A letter from City Attorney Bob Oast to the Pack Square Conservancy reveals that the city of Asheville wants the Conservancy to repay over the next year approximately $2 million that the city is owed. Until then, the city “cannot agree to allow the Conservancy to operate or manage the park to any substantial degree.” The city also wants an independent financial audit of the Conservancy.
While Asheville City Council was expected to discuss the situation in closed session at its meeting last night and make a statement afterwards, no statement was made.
“My sense is that there’s some positive progress forwards,” Director of Administrative Services Lauren Bradley tells Xpress.

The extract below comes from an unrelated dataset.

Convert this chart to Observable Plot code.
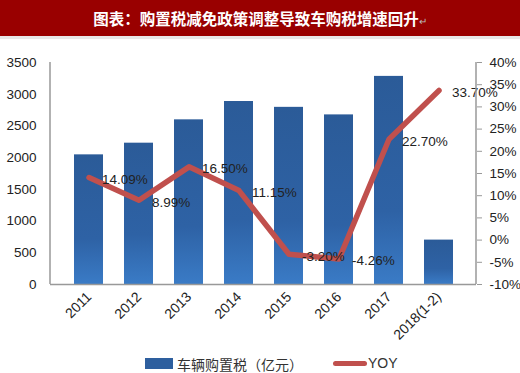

The May 14 letter, obtained by Xpress, is to Conservancy Chair Guy Clerici, and says it is in response to a letter “proposing a resolution of the financial issues between the Pack Square Conservancy and the City of Asheville.”
The Conservancy effort has been beset by financial difficulties for some time. The nearly $17 million work that was done on the park took five years, and came in both over-budget and late; a planned pavilion is delayed indefinitely; and word emerged recently that the Conservancy doesn’t have the funds to build a cover for the events stage or public restrooms.
According to the letter, the city now wants payment for the funds it paid contractors for the construction. Oast writes that “$2,000,000 is an acceptable working figure” for the funds owed, and that the city wants to be paid by June 1, 2011 or have “a firm commitment for such payments.” Oast notes that “we understand that economic times are difficult, but think that the Conservancy’s fundraising efforts will be strongest and most successful in the first year.”
Because North Carolina Department of the Transportation funds were involved in the construction, and NCDOT can’t directly give money to a non-governmental organization, the city has paid the contractors and then received reimbursement from the Conservancy. However, those payments stopped in January, according to city records. Currently, the Conservancy owes the city $1,979,939.91, though some of those funds, due May 13, aren’t yet considered past due.
“We’re all using $2 million as a working number, but work is continuing, and it could be more,” Bradley says.
After the Pack Conservancy stopped paying the city at the start of the year, City Manager Gary Jackson sent a Feb. 25 letter demanding payment under the agreements signe dby “I regret that this step is necessary and trust that you, Board members, and staff understand the contract administration responsibilities require this at the current time.”
The city has a number of other issues it wants addressed, according to Oast, including resolving all issues with contractors and making plans for constructing a facility that includes public restrooms, “a feature that is important to Council.”
And, if Oast’s letter is any indication, the city is willing to withhold the Conservancy’s authority to manage the park until it gets what it wants.
“Unless and until the Conservancy’s financial commitment to the City is satisfied, the City cannot agree to allow the Conservancy to operate or manage the park to any substantial degree.” Oast’s letter explains that this means the park’s May 28 grand opening “must be re-characterized or re-styled to reflect current actual circumstances. As we have been discussing, work on the park is not complete — and importantly — the conservancy’s financial obligation to the City has not been satisfied. While an event recognizing the substantial progress made on the park and encouraging further fundraising is certainly appropriate, a grand opening or ribbon cutting is not, and Council will not participate in or recognize such an event.”
Oast mentions the city is ruling out a management agreement with the Conservancy: “the City could agree to waiving event fees for Conservancy fundraising events, but not for any other purpose.”
Any agreement about paying the city back, Oast says, will have to involve the city reviewing the Conservancy’s financial practices and an independent audit. The letter notes that city representative “would like to meet with you to discuss these matters next week.”
Clerici tells Xpress that the letter was “part of a discussion that’s been going on for quite some time… in some ways that letter is from one lawyer to another. Bob is a good friend of mine.”
However, he notes that the tone of the letter surprised him.
“Bob and I talk about this several times a week,” he says. “The last meeting we all had [after the letter was sent out] was a very cordial meeting, so I’m not sure why that tone got into the letter. I asked Bob that and he didn’t really have an answer for me.”
As for the audit, he says the conservancy does an annual third-party audit and Buncombe County has done one as well. “It was completely clean, I just don’t think they [the city] were aware that we do this as a matter of course.”
As for the celebrations on Friday, Clerici says they will be dubbed a “milestone,” as the city requested.
“That was sort of a misunderstanding, we’re now calling it a ‘milestone’ because we’re moving from the construction phase to people having activities in the park, which is what we’ll be doing forever, that’s our mission from here on out,” Clerici notes.